Indulge us for a minute and let’s talk dirty. Of course we mean let’s talk dirty laundry. Laundry strikes most as a necessary evil, and not even marginally interesting. It’s laundry after all; run something through hot or cold water, maybe air dry it, and you’re done. What else is there?
Hear us out: water-based technology makes the use-phase of a garment’s life the most resource-intense, surpassing resources needed to cultivate new raw materials. According to the University of California-Santa Barbara, laundry accounts for 64% of energy consumption and 76% of water consumption in the lifecycle of a poly-cotton t-shirt.

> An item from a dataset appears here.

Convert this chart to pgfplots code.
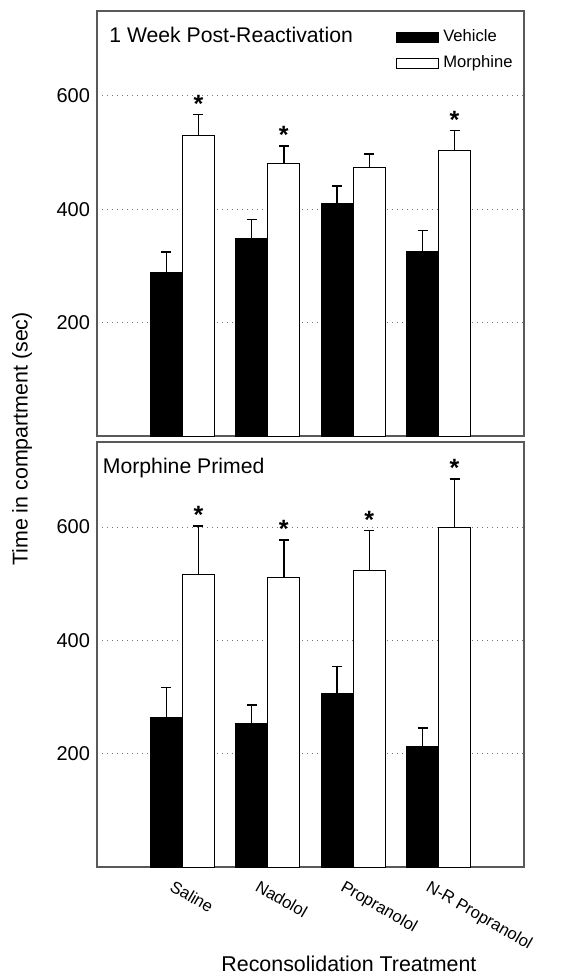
\documentclass[border=0pt]{standalone}
\usepackage{pgfplots}
\usepackage{pgfplotstable}
\pgfplotsset{compat=1.18}
\usepackage{fontspec}
\setmainfont{Liberation Sans}
\usetikzlibrary{calc}

% time in compartment (sec), mean and SEM
\pgfplotstableread{
x veh vehErr mor morErr
1 289 36 531 36
2 348 34 481 31
3 410 31 474 24
4 326 37 504 35
}\weekpost

\pgfplotstableread{
x veh vehErr mor morErr
1 263 54 517 85
2 253 33 511 66
3 306 48 523 71
4 212 33 600 85
}\primed

\pgfplotsset{
  panel/.style={
    scale only axis, width=213.5pt, height=212.5pt,
    xmin=0, xmax=5, ymin=0, ymax=750,
    xtick={1,2,3,4}, ytick={200,400,600},
    major tick length=0pt,
    ymajorgrids,
    grid style={black!55, line width=0.5pt, dash pattern=on 0.6pt off 1.9pt},
    axis line style={black!65, line width=0.8pt},
    tick label style={font=\fontsize{10}{12}\selectfont},
    /pgf/number format/assume math mode=true,
  },
  barbase/.style={ybar, bar width=0.375, /pgf/bar shift=0pt, draw=black, line width=0.5pt,
    /pgfplots/error bars/y dir=plus, /pgfplots/error bars/y explicit,
    /pgfplots/error bars/error bar style={line width=0.7pt, black},
    /pgfplots/error bars/error mark options={rotate=90, mark size=2.5pt, line width=0.7pt, black}},
  vehbar/.style={barbase, fill=black,
    legend image code/.code={\draw[fill=black, draw=black, line width=0.5pt] (0pt,-2.5pt) rectangle (21pt,2.5pt);}},
  morbar/.style={barbase, fill=white,
    legend image code/.code={\draw[fill=white, draw=black, line width=0.5pt] (0pt,-2.5pt) rectangle (21pt,2.5pt);}},
  stars/.style={draw=none, mark=none, forget plot, nodes near coords,
    point meta=explicit symbolic,
    nodes near coords style={anchor=south, inner sep=1pt, font=\fontsize{12.5}{12}\selectfont\bfseries}},
}

\begin{document}
\begin{tikzpicture}
\begin{axis}[panel, name=A, xticklabels={},
  legend style={at={(rel axis cs:0.70,0.966)}, anchor=north west, draw=none, fill=none,
    inner sep=0pt, row sep=1.5pt, font=\fontsize{8.3}{9.6}\selectfont,
    /tikz/every even column/.append style={column sep=1pt}},
  legend cell align=left]
\addplot[vehbar] table[x expr=\thisrow{x}-0.1875, y=veh, y error=vehErr] {\weekpost};
\addlegendentry{Vehicle}
\addplot[morbar] table[x expr=\thisrow{x}+0.1875, y=mor, y error=morErr] {\weekpost};
\addlegendentry{Morphine}
\addplot[stars] coordinates {(1.1875,567)[*] (2.1875,512)[*] (4.1875,539)[*]};
\coordinate (Atl) at (rel axis cs:0,1);
\node[anchor=base west, inner sep=0pt, font=\fontsize{10.6}{12}\selectfont] at (rel axis cs:0.028,0.925) {1 Week Post-Reactivation};
\node[font=\fontsize{10}{12}\selectfont] at (rel axis cs:1.04,0.976) {(A)};
\end{axis}

\begin{axis}[panel, name=B, at={($(A.south west)+(0,-3pt)$)}, anchor=north west,
  xticklabels={Saline, Nadolol, Propranolol, N-R Propranolol},
  xticklabel style={font=\fontsize{8.3}{9.6}\selectfont, xshift=-5pt, yshift=-1.5pt, rotate=-30, anchor=north west},
  xlabel={Reconsolidation Treatment},
  xlabel style={at={(axis description cs:0.59,-0.228)}, anchor=center, font=\fontsize{10.7}{12}\selectfont}]
\addplot[vehbar] table[x expr=\thisrow{x}-0.1875, y=veh, y error=vehErr] {\primed};
\addplot[morbar] table[x expr=\thisrow{x}+0.1875, y=mor, y error=morErr] {\primed};
\addplot[stars] coordinates {(1.1875,602)[*] (2.1875,577)[*] (3.1875,594)[*] (4.1875,685)[*]};
\coordinate (Bbl) at (rel axis cs:0,0);
\coordinate (Bbr) at (rel axis cs:1,0);
\node[anchor=base west, inner sep=0pt, font=\fontsize{10.6}{12}\selectfont] at (rel axis cs:0.013,0.925) {Morphine Primed};
\node[font=\fontsize{10}{12}\selectfont] at (rel axis cs:1.05,0.946) {(B)};
\end{axis}

\node[rotate=90, font=\fontsize{10.7}{12}\selectfont] at ($(Atl)!0.5!(Bbl)+(-37.5pt,0)$) {Time in compartment (sec)};

\pgfresetboundingbox
\path[use as bounding box] ($(Atl)+(-48.5pt,5.5pt)$) rectangle ($(Bbr)+(19pt,-54pt)$);
\end{tikzpicture}
\end{document}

What if you didn’t need water to clean garments? What if you didn’t need to dry garments? After thousands of cycles in TERSUS, we’ve shown you don’t need water, you can (and should) use liquid carbon dioxide. We’ve also learned three more important things about laundry:
Laundry isn’t simply about deodorizing, it’s about functionality and longevity: consider for example, decontaminating a firefighter’s turnout kit after a fire. Laden with smoke, carcinogens, and other particulate, gear will trap those substances in the protective layers of fabric and prolong firefighter’s exposure to them. Without advanced and appropriate laundry, the protective equipment undermines the firefighter’s health.
Wastewater is just as important as freshwater: What is pulled off or out of your clothing goes back into your water system -- chemicals, microfibers, and other particulates. Water-based laundry systems just move dirt and particulates from one place to another.
Laundry represents the greatest, near-term opportunity to reduce the environmental impact of apparel: Many other Lifecycle Analyses (LCAs) indicate that the individual use/care phase of a garment’s life has the largest impact on water, energy, and greenhouse gas emissions. We can substantially impact these metrics by advocating for different approaches to laundry.
Selecting the right approach to laundry grants the opportunity to impact lives, businesses, and the planet. We think liquid carbon dioxide makes laundry a little bit more interesting, and lot less dirty.